Set the lines down again exactly, first line through the line that contains "const seriesMeans = ['(3.1", with no pictures.
*** Material provided ***
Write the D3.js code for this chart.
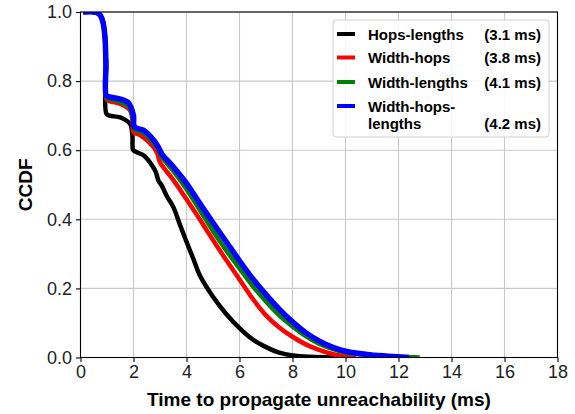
<!DOCTYPE html>
<html>
<head>
<meta charset="utf-8">
<script src="https://cdn.jsdelivr.net/npm/d3@7"></script>
<style>
  body { margin: 0; background: #fff; }
  svg { display: block; }
</style>
</head>
<body>
<div id="wrapper"></div>
<script>
'use strict';

// legend labels and mean values
const seriesNames = ['Hops-lengths', 'Width-hops', 'Width-lengths', 'Width-hops-lengths'];
const seriesMeans = ['(3.1 ms)', '(3.8 ms)', '(4.1 ms)', '(4.2 ms)'];

// CCDF curves (x = time in ms, y = CCDF)
const hopsLengthsX = [0.1, 0.6, 0.75, 0.85, 0.92, 0.96, 0.98, 1.1, 1.5, 1.8, 1.9, 1.96, 1.99, 2.1, 2.4, 2.75, 2.85, 2.95, 3.05, 3.25, 3.5, 3.75, 4.0, 4.26, 4.5, 5.0, 5.5, 6.0, 6.5, 7.0, 7.5, 8.0, 8.7, 9.5, 10.2];
const hopsLengthsY = [1.0, 0.999, 0.99, 0.97, 0.93, 0.85, 0.705, 0.70, 0.695, 0.682, 0.672, 0.64, 0.60, 0.595, 0.584, 0.55, 0.535, 0.51, 0.50, 0.468, 0.436, 0.385, 0.335, 0.285, 0.238, 0.176, 0.126, 0.085, 0.052, 0.03, 0.014, 0.006, 0.002, 0.0005, 0];

const widthHopsX = [0.1, 0.6, 0.75, 0.85, 0.92, 0.96, 0.98, 1.1, 1.5, 1.8, 1.9, 1.97, 2.0, 2.25, 2.75, 2.9, 3.0, 3.5, 4.0, 4.5, 5.0, 5.5, 6.0, 6.5, 7.0, 7.5, 8.0, 8.5, 9.0, 9.5, 10.0, 10.4];
const widthHopsY = [1.0, 0.999, 0.99, 0.97, 0.93, 0.85, 0.748, 0.742, 0.734, 0.721, 0.71, 0.68, 0.652, 0.644, 0.61, 0.59, 0.565, 0.514, 0.458, 0.40, 0.34, 0.282, 0.226, 0.17, 0.122, 0.087, 0.06, 0.038, 0.022, 0.01, 0.003, 0];

const widthLengthsX = [0.1, 0.6, 0.75, 0.85, 0.92, 0.96, 0.98, 1.1, 1.5, 1.8, 1.9, 1.98, 2.02, 2.35, 2.75, 2.95, 3.05, 3.5, 4.0, 4.5, 5.0, 5.5, 6.0, 6.5, 7.0, 7.5, 8.0, 8.5, 9.0, 9.5, 10.0, 11.0, 12.0, 12.8];
const widthLengthsY = [1.0, 0.999, 0.99, 0.97, 0.93, 0.85, 0.752, 0.748, 0.74, 0.728, 0.716, 0.69, 0.66, 0.651, 0.622, 0.60, 0.582, 0.54, 0.487, 0.427, 0.366, 0.31, 0.258, 0.207, 0.162, 0.122, 0.09, 0.062, 0.04, 0.025, 0.014, 0.006, 0.002, 0];

const widthHopsLengthsX = [0.1, 0.6, 0.75, 0.85, 0.92, 0.96, 0.98, 1.1, 1.5, 1.8, 1.9, 2.0, 2.04, 2.37, 2.75, 3.0, 3.06, 3.5, 4.0, 4.5, 5.0, 5.5, 6.0, 6.5, 7.0, 7.5, 8.0, 8.5, 9.0, 9.5, 10.0, 10.8, 11.6, 12.4];
const widthHopsLengthsY = [1.0, 0.999, 0.99, 0.97, 0.93, 0.85, 0.757, 0.754, 0.748, 0.738, 0.725, 0.70, 0.667, 0.658, 0.63, 0.60, 0.59, 0.552, 0.504, 0.446, 0.39, 0.335, 0.28, 0.228, 0.182, 0.14, 0.103, 0.072, 0.048, 0.03, 0.018, 0.009, 0.004, 0];

// tick labels
const xTicks = [0, 2, 4, 6, 8, 10, 12, 14, 16, 18];
const yTicks = [0.0, 0.2, 0.4, 0.6, 0.8, 1.0];

const seriesX = [hopsLengthsX, widthHopsX, widthLengthsX, widthHopsLengthsX];
const seriesY = [hopsLengthsY, widthHopsY, widthLengthsY, widthHopsLengthsY];
const colors = ['#000000', '#ff0000', '#008000', '#0000ff'];

function drawChart () {
  const dimensions = {
    width: 575,
    height: 414,
    margin: { top: 12, right: 17.5, bottom: 56.5, left: 80.5 },
  };
  dimensions.boundedWidth = dimensions.width - dimensions.margin.left - dimensions.margin.right;
  dimensions.boundedHeight = dimensions.height - dimensions.margin.top - dimensions.margin.bottom;

  const xScale = d3.scaleLinear()
    .domain([0, 18])
    .range([0, dimensions.boundedWidth]);

  const yScale = d3.scaleLinear()
    .domain([0, 1])
    .range([dimensions.boundedHeight, 0]);

  const wrapper = d3.select('#wrapper')
    .append('svg')
    .attr('width', dimensions.width)
    .attr('height', dimensions.height);

  const bounds = wrapper.append('g')
    .attr('transform', `translate(${dimensions.margin.left}, ${dimensions.margin.top})`);

  bounds.append('clipPath')
    .attr('id', 'plot-clip')
    .append('rect')
    .attr('width', dimensions.boundedWidth)
    .attr('height', dimensions.boundedHeight);

  // grid
  bounds.append('g')
    .selectAll('line')
    .data(xTicks)
    .join('line')
    .attr('x1', d => xScale(d))
    .attr('x2', d => xScale(d))
    .attr('y1', 0)
    .attr('y2', dimensions.boundedHeight)
    .attr('stroke', '#c8c8c8')
    .attr('stroke-width', 1.1);

  bounds.append('g')
    .selectAll('line')
    .data(yTicks)
    .join('line')
    .attr('x1', 0)
    .attr('x2', dimensions.boundedWidth)
    .attr('y1', d => yScale(d))
    .attr('y2', d => yScale(d))
    .attr('stroke', '#c8c8c8')
    .attr('stroke-width', 1.1);

  // curves - centripetal catmull-rom keeps the rounded shoulders without overshoot
  const lineGenerator = d3.line()
    .x(d => xScale(d[0]))
    .y(d => yScale(d[1]))
    .curve(d3.curveCatmullRom.alpha(0.5));

  const lines = bounds.append('g').attr('clip-path', 'url(#plot-clip)');
  seriesX.forEach((xs, i) => {
    const points = xs.map((x, j) => [x, seriesY[i][j]]);
    lines.append('path')
      .attr('d', lineGenerator(points))
      .attr('fill', 'none')
      .attr('stroke', colors[i])
      .attr('stroke-width', i === 3 ? 5.5 : 4.5)
      .attr('stroke-linejoin', 'round');
  });

  // axes
  const xAxis = bounds.append('g')
    .attr('transform', `translate(0, ${dimensions.boundedHeight})`)
    .call(d3.axisBottom(xScale).tickValues(xTicks).tickSize(4.5).tickPadding(3).tickFormat(d3.format('d')));

  const yAxis = bounds.append('g')
    .call(d3.axisLeft(yScale).tickValues(yTicks).tickSize(4.5).tickPadding(4).tickFormat(d3.format('.1f')));

  [xAxis, yAxis].forEach(axis => {
    axis.select('.domain').remove();
    axis.selectAll('.tick line').attr('stroke', '#000').attr('stroke-width', 1.1);
    axis.selectAll('.tick text')
      .attr('fill', '#222')
      .style('font-family', '"Liberation Sans", Arial, sans-serif')
      .style('font-size', '18px');
  });

  // frame
  bounds.append('rect')
    .attr('width', dimensions.boundedWidth)
    .attr('height', dimensions.boundedHeight)
    .attr('fill', 'none')
    .attr('stroke', '#000')
    .attr('stroke-width', 1.1);

  // axis titles
  wrapper.append('text')
    .attr('x', dimensions.margin.left + dimensions.boundedWidth / 2)
    .attr('y', 406)
    .attr('text-anchor', 'middle')
    .style('font-family', '"Liberation Sans", Arial, sans-serif')
    .style('font-weight', 'bold')
    .style('font-size', '19px')
    .text('Time to propagate unreachability (ms)');

  wrapper.append('text')
    .attr('transform', `translate(32, ${dimensions.margin.top + dimensions.boundedHeight / 2}) rotate(-90)`)
    .attr('text-anchor', 'middle')
    .style('font-family', '"Liberation Sans", Arial, sans-serif')
    .style('font-weight', 'bold')
    .style('font-size', '19px')
    .text('CCDF');

  // legend
  const legend = wrapper.append('g');
  legend.append('rect')
    .attr('x', 333)
    .attr('y', 20)
    .attr('width', 216)
    .attr('height', 117)
    .attr('rx', 3)
    .attr('fill', '#fff')
    .attr('fill-opacity', 0.85)
    .attr('stroke', '#d0d0d0');

  const rowY = [34, 57.5, 82, 106];
  seriesNames.forEach((name, i) => {
    const row = legend.append('g')
      .attr('transform', `translate(0, ${rowY[i]})`)
      .style('font-family', '"Liberation Sans", Arial, sans-serif')
      .style('font-weight', 'bold')
      .style('font-size', '15px');
    row.append('line')
      .attr('x1', 337).attr('x2', 355)
      .attr('stroke', colors[i])
      .attr('stroke-width', 4);
    const wrapped = i === 3 ? ['Width-hops-', 'lengths'] : [name];
    wrapped.forEach((part, k) => {
      row.append('text')
        .attr('x', 368)
        .attr('y', 5.5 + k * 17)
        .text(part);
    });
    row.append('text')
      .attr('x', 541)
      .attr('y', 5.5 + (wrapped.length - 1) * 17)
      .attr('text-anchor', 'end')
      .text(seriesMeans[i]);
  });
}

drawChart();
</script>
</body>
</html>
***
Response to this task →
Write the D3.js code for this chart.
<!DOCTYPE html>
<html>
<head>
<meta charset="utf-8">
<script src="https://cdn.jsdelivr.net/npm/d3@7"></script>
<style>
  body { margin: 0; background: #fff; }
  svg { display: block; }
</style>
</head>
<body>
<div id="wrapper"></div>
<script>
'use strict';

// legend labels and mean values
const seriesNames = ['Hops-lengths', 'Width-hops', 'Width-lengths', 'Width-hops-lengths'];
const seriesMeans = ['(3.1 ms)', '(3.8 ms)', '(4.1 ms)', '(4.2 ms)'];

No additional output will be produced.